|Pedagogical Value Conclusion|
Once students completed their posters, the UF Center for Teaching Excellence printed them and displayed them on easels in the Intercultural Student Service Center on campus. Faculty, staff, and students perused the posters, asked engaging questions, and snacked on treats. While most of my students were a tad nervous presenting their semester-long research projects, they found the experience very rewarding. In a survey that ten out of eleven students completed, everyone stated they enjoyed presenting their work in front of a large audience. Also, eight stated they strongly agreed and three agreed the act of presenting the posters helped them gain a better understanding of their research topics through their conversations with the faculty, staff, and students. In fact, their conversations with audience members helped them revise their argumentative papers. A student from Korea noted that he received many good counter-arguments from audience members. He considered his audience’s opposing views and refuted them in his final argumentative research paper. This suggests the act of presenting the posters could be a revising tool and certainly much more research could be conducted on this topic.
In addition to future research, there are ways to make this assignment even more multimodal. For example, Edu.glogster.com offers free software for students to design interactive posters with video, audio, and written text. Such software would provide students with additional multimodal tools to better communicate with a diverse audience. Because students are becoming more and more tech-savvy, software such as Glogster is an easy means for them to hone their rhetorical skills and convince their audience about effective means to internationalize a campus.

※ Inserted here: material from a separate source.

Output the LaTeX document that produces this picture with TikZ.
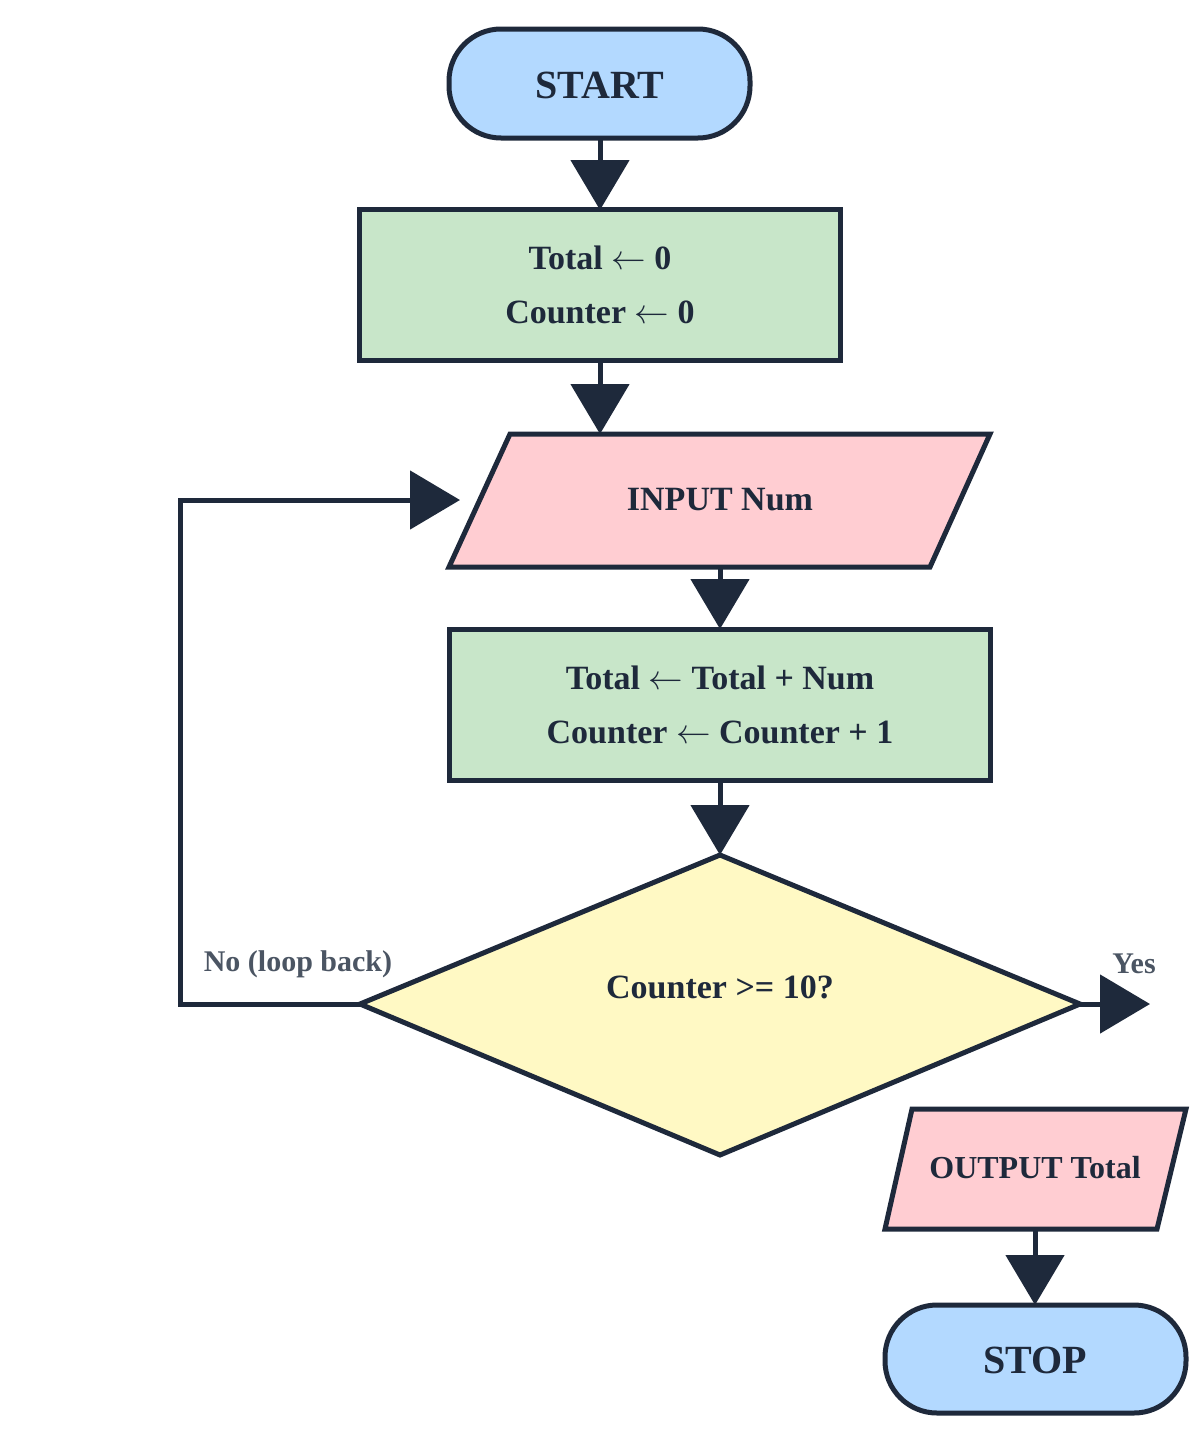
\documentclass[tikz,border=0pt]{standalone}
\usepackage{fontspec}
\setmainfont{Liberation Serif}
\usetikzlibrary{arrows.meta}
\definecolor{ink}{HTML}{1E293B}
\definecolor{cblue}{HTML}{B3D9FF}
\definecolor{cgreen}{HTML}{C8E6C9}
\definecolor{cpink}{HTML}{FFCDD2}
\definecolor{cyel}{HTML}{FFF9C4}
\definecolor{lbl}{HTML}{4B5563}
\begin{document}
\begin{tikzpicture}[x=0.5pt,y=-0.5pt,
  shp/.style={draw=ink,line width=2.5pt,line join=miter},
  txt/.style={text=ink,font=\bfseries\fontsize{17}{27}\selectfont,align=center},
  big/.style={text=ink,font=\bfseries\fontsize{20}{24}\selectfont},
  lab/.style={text=lbl,font=\bfseries\fontsize{15}{18}\selectfont},
  arr/.style={draw=ink,line width=2.5pt,-{Triangle[length=25pt,width=29pt]}}]
\useasboundingbox (0,0) rectangle (1200,1440);
% shapes
\draw[shp,fill=cblue,rounded corners=26pt] (449,29) rectangle (750,138);
\node[big] (start) at (600,85) {START};
\draw[shp,fill=cgreen] (359,209) rectangle (840,360);
\node[txt] (init) at (600,285) {Total $\leftarrow$ 0\\Counter $\leftarrow$ 0};
\draw[shp,fill=cpink] (510,434) -- (990,434) -- (930,567) -- (449,567) -- cycle;
\node[txt] (inp) at (720,500) {INPUT Num};
\draw[shp,fill=cgreen] (449,629) rectangle (990,780);
\node[txt] (upd) at (720,705) {Total $\leftarrow$ Total + Num\\Counter $\leftarrow$ Counter + 1};
\draw[shp,fill=cyel] (720,855) -- (1080,1004) -- (720,1155) -- (360,1004) -- cycle;
\node[txt] (dec) at (720,987) {Counter >= 10?};
\draw[shp,fill=cpink] (912,1109) -- (1186,1109) -- (1157,1229) -- (885,1229) -- cycle;
\node[txt,font=\bfseries\fontsize{16}{20}\selectfont] (out) at (1035,1168) {OUTPUT Total};
\draw[shp,fill=cblue,rounded corners=26pt] (885,1305) rectangle (1186,1413);
\node[big] (stop) at (1035,1360) {STOP};
% coordinates
\coordinate (a1) at (600,138); \coordinate (a2) at (600,210);
\coordinate (b1) at (600,360); \coordinate (b2) at (600,434);
\coordinate (c1) at (720,567); \coordinate (c2) at (720,629);
\coordinate (d1) at (720,780); \coordinate (d2) at (720,855);
\coordinate (dl) at (360,1004); \coordinate (dr) at (1080,1004);
\coordinate (ye) at (1150,1004); \coordinate (lb) at (180,1004);
\coordinate (lt) at (180,500); \coordinate (le) at (460,500);
\coordinate (o1) at (1035,1229); \coordinate (o2) at (1035,1305);
% connectors
\draw[arr] (a1) -- (a2);
\draw[arr] (b1) -- (b2);
\draw[arr] (c1) -- (c2);
\draw[arr] (d1) -- (d2);
\draw[arr] (dr) -- (ye);
\draw[arr] (dl) -- (lb) -- (lt) -- (le);
\draw[arr] (o1) -- (o2);
\node[lab] (yes) at (1134,964) {Yes};
\node[lab] (no) at (298,964) {No (loop back)};
\end{tikzpicture}
\end{document}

Overall, the poster presentations helped students revise their written work and provided them with an accessible platform to voice their opinions about how to best internationalize UF. As one student eloquently stated in his final reflection, “It [creating a poster] was more creative than writing essays. When you are writing, you have a limited set of ways of expressing yourself compared to visual, which byfar has a broader spectrum to express yourself. That is what I like.” Giving students additional tools to effectively communicate and hone their rhetorical skills should be at the forefront of our teaching. And poster presentations are one way to help students improve their rhetorical skills. In addition, the posters help them become engaged and informed global citizens, participating in an internationalized campus.